How to Start Strategically
The 3-Month Experiment
Approach the first three months as an experiment rather than a revenue mission.
- Month 1: Set up (create accounts, build portfolio, publish first content)
- Month 2: Get your first client or sale
- Month 3: Evaluate direction — continue, pivot, or double down
Keep Your Day Job Performance Strong
If your main job suffers, side income becomes counterproductive. Keep work-life balance realistic. Most people start with 5–10 hours per week — this is enough to build something without burning out.
Reinvest Early Earnings
Plow early side income back into growth:
- Better equipment (camera, microphone, software)

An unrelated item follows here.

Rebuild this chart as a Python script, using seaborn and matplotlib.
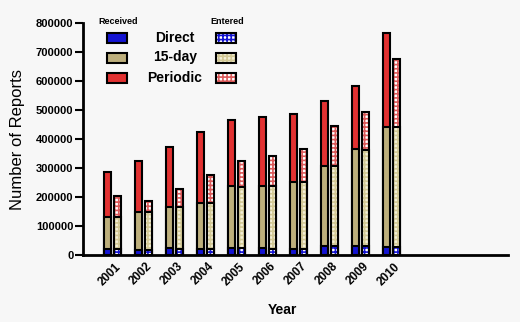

- Advertising (to test what works)
- Outsourcing (design, editing) to free up your high-value time
Realistic Timeline
| Type | First Revenue | Stable Income ($500+/month) |
|---|---|---|
| Freelancing (Upwork/Fiverr) | 2–4 weeks | 2–6 months |
| YouTube | 6–12 months | 1–3 years |
| Blog | 3–6 months | 6 months–2 years |
| Digital products | 1–3 months | 6 months–2 years |
| E-commerce | 1–2 months | 3–12 months |
Side income takes time to build. A 1–2 year horizon is realistic. But once a side income stream reaches orbit, it stays with you even if your day job disappears — and that resilience is the real prize.